For some of the pairs, sortmerna runs fine and produces output files of aligned and unaligned reads. However, for others it fails in a peculiar way. It reads the reference and the two read files without any errors or warnings, counts the reads, and gets to the splitting (i.e. the console lines that starts with "[split]"). However, before it does the actual alignment (i.e. the console output lines that start with "[align]"), including spawning the processor threads, it simply quits and returns to the command prompt--no error message or anything--and without writing any output into the "out" folder.
I haven't looked through the read fastq files in a large text editor to see if there are any visible corruptions, but I don't expect there are, because the read counts sortmerna reports are in the millions as expected, and match for forward and reverse read files of the pair. It's not like the files that fail don't have data. And as I said, they're from the same experiment, and are being matched against the exact same reference db--the commands entered at the prompt are identical except for the read file names. In fact, the only pattern I notice is that the files that fail are larger than the ones that succeed--it seems that whenever the combined size of the two read files exceeds 4 GB (i.e., when each individually exceeds 2 GB), it fails. This makes me suspect a memory issue that for some reason the program doesn't actually report, but just responds to by quitting.

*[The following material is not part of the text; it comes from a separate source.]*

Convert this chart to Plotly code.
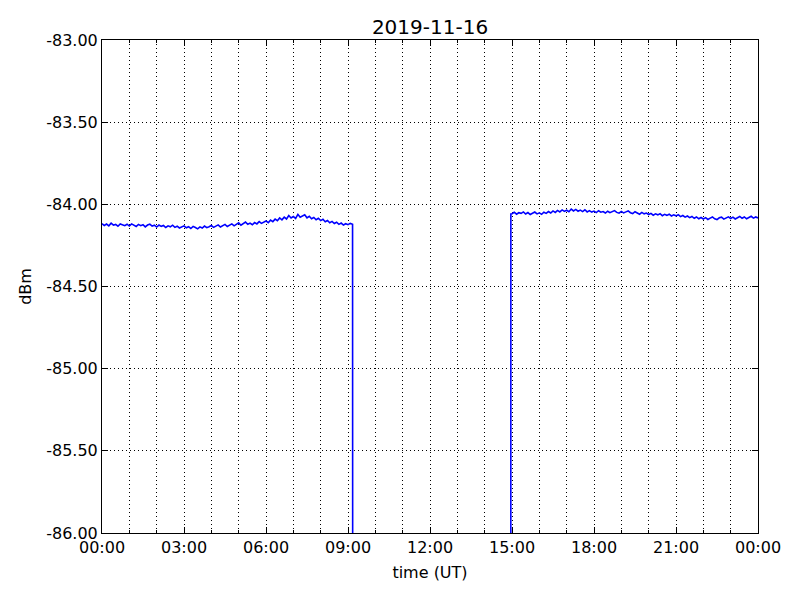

The software is being run on a laptop with 16 GB of RAM. Thus, the files should fit--and even if they didn't, the user manual claims that they will be read in chunks to make them fit. Dividing the work over more threads (say, 8 vs. the default 2) does make it run substantially faster for the smaller files where it DOES actually do the alignment, but doesn't stop it quitting early on the files it doesn't.
I was also thinking about hard drive space. The files are on an external 2 TB drive that is less than 1/4 full, so plenty of space there. The working directory was originally set to be on the main hard drive that has fewer than 30 GB free, and I thought maybe it needs to create many times the size of the original data worth of temp files to run, but alas, moving the working directory to the external drive didn't keep it from terminating early.
Has anyone else run into this same problem?
Pls add the output and your system (especially RAM), no one here can guess.